Christie and Daniels: The Yin and Yang of a New Republicanism

In looks, demeanor, temperament, and life experience, Chris Christie and Mitch Daniels are as dissimilar as the states from which they hail. The former is a blunt, outspoken, even pugnacious former U.S. attorney with a career in New Jersey noted for reforming a local political cesspool and prosecuting white-collar crime. The latter is a soft-spoken, balding, lifelong Hoosier political junkie who spent a decade as a top executive of a Fortune 500 company.

Despite their seeming opposite natures, the two governors share a common denominator that may hold the key to fostering a new kind of Republican Party where principle and pragmatism combined with confidence and competence offer the voter a real choice in governance.

Neither man can be considered an ideologue. Nor do the two governors pander to any faction in the party or outside of it. Instead, both seem to have hit upon formulas for success that are peculiar to their own state -- and their personalities.

By necessity, Governor Christie has found himself in a confrontational role. His state's finances were in dismal shape when he took over early this year, and arrayed against him were powerful interests bent on submarining his plans to bring budget discipline to Trenton. Public employee unions, including the powerful teachers union, were preparing for war in order to maintain the status quo on pensions and other benefits.

But Christie outfoxed and outhustled his foes. He took to the stump, going around New Jersey explaining in plain language the problems he was dealing with and trying to address.

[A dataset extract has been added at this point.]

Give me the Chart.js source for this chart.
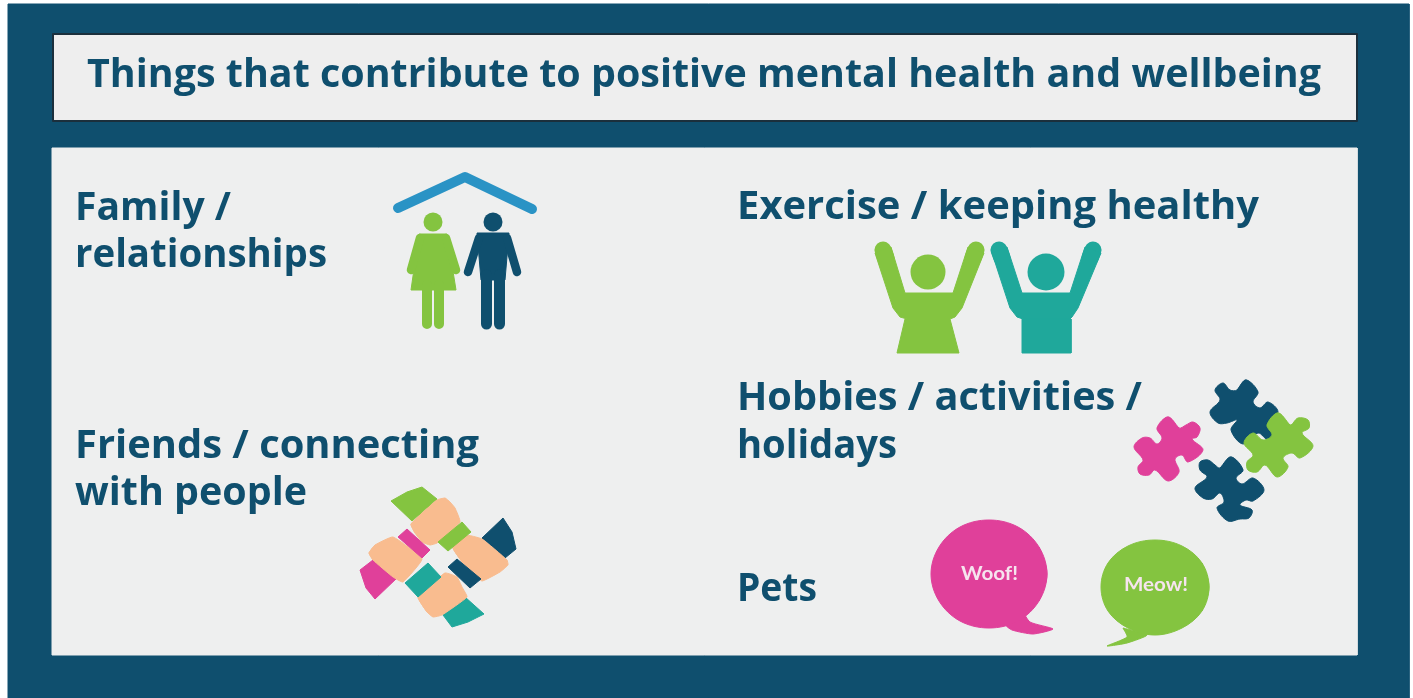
<!DOCTYPE html>
<html>
<head>
<meta charset="utf-8">
<title>Things that contribute to positive mental health and wellbeing</title>
<script src="https://cdn.jsdelivr.net/npm/chart.js@4/dist/chart.umd.min.js"></script>
<style>
  html, body { margin: 0; padding: 0; background: #fff; overflow: hidden; }
  canvas { display: block; }
</style>
</head>
<body>
<canvas id="poster" width="1413" height="698"></canvas>
<script>
// text of the poster
var titleText = ['Things that contribute to positive mental health and wellbeing'];
var headingText = ['Family /', 'relationships', 'Friends / connecting', 'with people',
    'Exercise / keeping healthy', 'Hobbies / activities /', 'holidays', 'Pets'];
var bubbleText = ['Woof!', 'Meow!'];

// outlines, in picture pixels
var framePts = [[8, 4], [1409, 4], [1409, 698], [8, 698], [8, 4]];
var titlePanelPts = [[53, 34], [1357, 34], [1357, 121], [53, 121], [53, 34]];
var bodyPanelPts = [[52, 148], [1357, 148], [1357, 655], [52, 655], [52, 148]];

// family icon
var roofPts = [[398, 208], [465, 177], [532, 209]];
var womanHead = [[433, 222]];
var womanDress = [[419, 234], [447, 234], [456, 290], [411, 290], [419, 234]];
var womanArmL = [[420, 238], [411, 270]];
var womanArmR = [[446, 238], [456, 270]];
var womanLegL = [[427, 285], [427, 324]];
var womanLegR = [[439, 285], [439, 324]];
var manHead = [[493, 222]];
var manTorso = [[477, 233], [509, 233], [505, 280], [481, 280], [477, 233]];
var manArmL = [[479, 238], [468, 272]];
var manArmR = [[507, 238], [517, 272]];
var manLegL = [[486.5, 275], [486.5, 324]];
var manLegR = [[499.5, 275], [499.5, 324]];

// exercise icon
var greenUpper = [[891, 247], [905, 293], [953, 293], [968, 247], [984, 253], [962, 308], [955, 317], [950, 319],
    [907, 319], [900, 317], [893, 308], [875, 253], [891, 247]];
var greenTipL = [[883, 250], [886, 258]];
var greenTipR = [[976, 250], [973, 258]];
var greenSkirt = [[905, 319], [950, 319], [959, 353], [897, 353], [905, 319]];
var greenHead = [[928, 272]];
var tealUpper = [[1007, 247], [1022, 293], [1070, 293], [1085, 247], [1101, 253], [1078, 308], [1072, 317], [1070, 319],
    [1023, 319], [1017, 317], [1010, 308], [992, 253], [1007, 247]];
var tealTipL = [[999, 250], [1002, 258]];
var tealTipR = [[1093, 250], [1090, 258]];
var tealLower = [[1022, 319], [1071, 319], [1071, 353], [1022, 353], [1022, 319]];
var tealHead = [[1046, 272]];

// linked hands icon
var sleeveGreen = [[391, 501], [407, 492], [422, 487], [437, 499], [412, 521], [391, 501]];
var handTop = [[411, 524], [437, 500], [445, 498], [450, 502], [455, 508], [460, 522], [437, 543], [430, 545], [422, 542], [415, 533], [411, 524]];
var bandGreen = [[438, 542], [462, 522], [471, 532], [448, 551], [438, 542]];
var sleeveDark = [[482, 538], [503, 518], [512, 532], [516, 549], [505, 558], [482, 538]];
var handRight = [[453, 548], [465, 535], [482, 539], [507, 560], [508, 565], [500, 572], [482, 581], [472, 572], [463, 563], [453, 548]];
var bandDark = [[448, 567], [457, 559], [481, 579], [470, 588], [448, 567]];
var sleeveTeal = [[443, 615], [465, 597], [484, 614], [468, 622], [452, 627], [443, 615]];
var handBottom = [[418, 597], [445, 573], [457, 577], [462, 587], [467, 597], [442, 615], [433, 617], [427, 612], [418, 597]];
var bandTeal = [[405, 583], [428, 563], [441, 577], [418, 597], [405, 583]];
var sleevePink = [[360, 570], [373, 560], [397, 578], [375, 599], [366, 588], [360, 570]];
var handLeft = [[369, 553], [375, 545], [393, 537], [422, 559], [403, 582], [393, 577], [373, 560], [369, 553]];
var bandPink = [[398, 537], [407, 529], [430, 550], [422, 558], [398, 537]];

// puzzle pieces
var puzzlePink = [[1168, 417], [1179, 428], [1186, 425], [1193, 422], [1200, 428], [1197, 437], [1192, 439], [1203, 450],
    [1188, 462], [1182, 455], [1175, 459], [1179, 472], [1168, 481], [1155, 470], [1149, 475], [1140, 474], [1138, 467],
    [1143, 460], [1134, 447], [1142, 438], [1150, 438], [1157, 444], [1162, 438], [1157, 428], [1168, 417]];
var puzzleDarkTop = [[1246, 380], [1258, 392], [1253, 402], [1260, 408], [1268, 402], [1278, 412], [1267, 425], [1273, 433],
    [1268, 440], [1258, 433], [1243, 444], [1231, 430], [1237, 420], [1227, 423], [1218, 423], [1210, 412], [1220, 400],
    [1215, 390], [1223, 383], [1230, 390], [1237, 390], [1246, 380]];
var puzzleGreen = [[1278, 413], [1290, 425], [1298, 418], [1308, 420], [1309, 428], [1302, 433], [1313, 446], [1300, 458],
    [1292, 453], [1283, 458], [1288, 467], [1277, 477], [1265, 465], [1257, 472], [1248, 470], [1247, 462], [1253, 455],
    [1244, 443], [1253, 433], [1263, 440], [1272, 435], [1267, 425], [1278, 413]];
var puzzleDarkLow = [[1231, 457], [1243, 470], [1236, 478], [1242, 484], [1253, 478], [1264, 490], [1253, 501], [1246, 500],
    [1240, 505], [1252, 510], [1249, 518], [1240, 519], [1228, 521], [1217, 508], [1224, 502], [1220, 493], [1212, 499],
    [1203, 498], [1195, 488], [1207, 477], [1200, 470], [1200, 462], [1208, 460], [1215, 465], [1220, 468], [1231, 457]];

// speech bubbles
var woofBubble = [[1047, 574], [1039, 547], [1018, 527], [989, 520], [960, 527], [939, 547], [931, 574], [939, 601],
    [960, 621], [989, 628], [1018, 621], [1039, 601], [1047, 574]];
var woofTail = [[1022, 610], [1030, 622], [1053, 629], [1033, 634], [1012, 630], [1005, 624], [1022, 610]];
var meowBubble = [[1209, 587], [1202, 563], [1182, 546], [1155, 540], [1128, 546], [1108, 563], [1101, 587], [1108, 611],
    [1128, 628], [1155, 635], [1182, 628], [1202, 611], [1209, 587]];
var meowTail = [[1123, 628], [1127, 637], [1107, 646], [1127, 643], [1147, 635], [1123, 628]];

// placement of the text: left x, baseline y, width it spans
var titlePlace = [[87, 87, 1234]];
var headingPlace = [[75, 220, 156], [75, 267, 252], [75, 458, 404], [75, 505, 232],
    [737, 219, 522], [737, 410, 405], [737, 458, 160], [737, 601, 80]];
var bubblePlace = [[961, 580, 57], [1124, 591, 64]];

var navy = '#0f4f6e', paper = '#eeefef', green = '#84c440', teal = '#1fa89b', pink = '#e0409a', skin = '#f9bc8f', blue = '#2a93c5';

function toPoints(pts) {
    return pts.map(function (p) { return { x: p[0], y: p[1] }; });
}

// filled outline
function shape(pts, color, tension) {
    return { data: toPoints(pts), showLine: true, fill: 'shape', backgroundColor: color, borderColor: color,
        borderWidth: 1, pointRadius: 0, tension: tension || 0 };
}

// smooth closed outline: runs past the start so the seam has no corner
function blob(pts, color, tension) {
    return shape(pts.slice(-2, -1).concat(pts, [pts[1]]), color, tension);
}

// thick stroke with round ends, used for limbs and the roof
function limb(pts, color, width) {
    return { data: toPoints(pts), showLine: true, fill: false, borderColor: color, borderWidth: width,
        borderCapStyle: 'round', borderJoinStyle: 'round', pointRadius: 0 };
}

function dot(pts, color, radius) {
    return { data: toPoints(pts), showLine: false, pointRadius: radius, pointBorderWidth: 0, pointBackgroundColor: color };
}

// listed in paint order, back to front
var layers = [
    shape(framePts, navy),
    shape(titlePanelPts, '#eeeeee'),
    limb(titlePanelPts, '#1b2f3c', 2),
    shape(bodyPanelPts, paper),

    limb(roofPts, blue, 10),
    dot(womanHead, green, 9.5),
    shape(womanDress, green),
    limb(womanArmL, green, 8.5), limb(womanArmR, green, 8.5),
    limb(womanLegL, green, 10), limb(womanLegR, green, 10),
    dot(manHead, navy, 9.5),
    shape(manTorso, navy),
    limb(manArmL, navy, 8.5), limb(manArmR, navy, 8.5),
    limb(manLegL, navy, 11), limb(manLegR, navy, 11),

    limb(greenTipL, green, 17), limb(greenTipR, green, 17),
    shape(greenUpper, green), shape(greenSkirt, green), dot(greenHead, green, 17.5),
    limb(tealTipL, teal, 17), limb(tealTipR, teal, 17),
    shape(tealUpper, teal), shape(tealLower, teal), dot(tealHead, teal, 18.5),

    shape(sleeveGreen, green), shape(sleeveDark, navy), shape(sleeveTeal, teal), shape(sleevePink, pink),
    blob(handBottom, skin, 0.12), blob(handRight, skin, 0.12), blob(handLeft, skin, 0.12), blob(handTop, skin, 0.12),
    shape(bandGreen, green), shape(bandDark, navy), shape(bandTeal, teal), shape(bandPink, pink),

    blob(puzzlePink, pink, 0.35), blob(puzzleDarkTop, navy, 0.35),
    blob(puzzleGreen, green, 0.35), blob(puzzleDarkLow, navy, 0.35),

    shape(woofTail, pink, 0.2), blob(woofBubble, pink, 0.35),
    shape(meowTail, green, 0.2), blob(meowBubble, green, 0.35)
];

// canvas text squeezed to the width measured on the picture
function putText(chart, text, place, font, color) {
    var ctx = chart.ctx;
    var left = chart.scales.x.getPixelForValue(place[0]);
    var base = chart.scales.y.getPixelForValue(place[1]);
    ctx.save();
    ctx.font = font;
    ctx.fillStyle = color;
    ctx.textAlign = 'left';
    ctx.textBaseline = 'alphabetic';
    ctx.translate(left, base);
    ctx.scale(place[2] / ctx.measureText(text).width, 1);
    ctx.fillText(text, 0, 0);
    ctx.restore();
}

var posterText = {
    id: 'posterText',
    afterDraw: function (chart) {
        titleText.forEach(function (t, i) {
            putText(chart, t, titlePlace[i], 'bold 39px "Open Sans"', navy);
        });
        headingText.forEach(function (t, i) {
            putText(chart, t, headingPlace[i], 'bold 39px "Open Sans"', navy);
        });
        bubbleText.forEach(function (t, i) {
            putText(chart, t, bubblePlace[i], 'bold 18px Lato', '#f6e4ee');
        });
    }
};

new Chart(document.getElementById('poster').getContext('2d'), {
    type: 'scatter',
    // chart.js paints the first dataset last, so flip the list
    data: { datasets: layers.slice().reverse() },
    options: {
        responsive: false,
        animation: false,
        layout: { padding: 0, autoPadding: false },
        plugins: { legend: { display: false }, tooltip: { enabled: false }, title: { display: false } },
        scales: {
            x: { type: 'linear', display: false, min: 0, max: 1413 },
            y: { type: 'linear', display: false, min: 0, max: 698, reverse: true }
        }
    },
    plugins: [posterText]
});
</script>
</body>
</html>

Rich Lowry, writing in National Review, explains:

He matched unyielding principle (determined to balance the budget without raising taxes, he vetoed a millionaires’ tax within minutes of its passage) with a willingness to take half a loaf (he wanted a constitutional amendment to limit property taxes to 2.5 percent, but settled with Democrats for an imperfect statutory limit). He’ll need an Act II to get deeper, institutional reforms, but New Jersey is now separating itself from those other notorious wastrels, California and Illinois.

Indeed, while California and Illinois whine about hard times and tough choices, begging the Feds for more money so that the state politicians are spared from making cuts to programs that serve their favored constituencies, Christie's triumph in getting many of the budget cuts and building his own constituency for fiscal discipline is a model for other governors across the country who are feeling the squeeze of tight budgets in hard times.

Where Christie has succeeded with calculated confrontation and a practical streak when it comes to negotiating with the opposition, Mitch Daniels has quietly revolutionized government in Indiana by working with friend and foe to reform the way the needs of citizens are addressed. Using a combination of privatization, creative budgeting, and hard-headed negotiation, Daniels turned a significant $600 million deficit into a $1.2 billion surplus. He was rewarded by being re-elected by the largest margin for a Republican in Indiana's history.

Both men have been mentioned as possible candidates for president in 2012. Christie has flatly said no, while Daniels has not totally rejected the idea, bearing in mind that the possibility of the Indiana governor throwing his hat in the ring is remote.

Rather than speculate about their political aspirations, it might be more profitable to examine the nature of their success as leaders and wonder if their approach to politics, to the people, and even to the opposition holds any lessons for the rest of the GOP.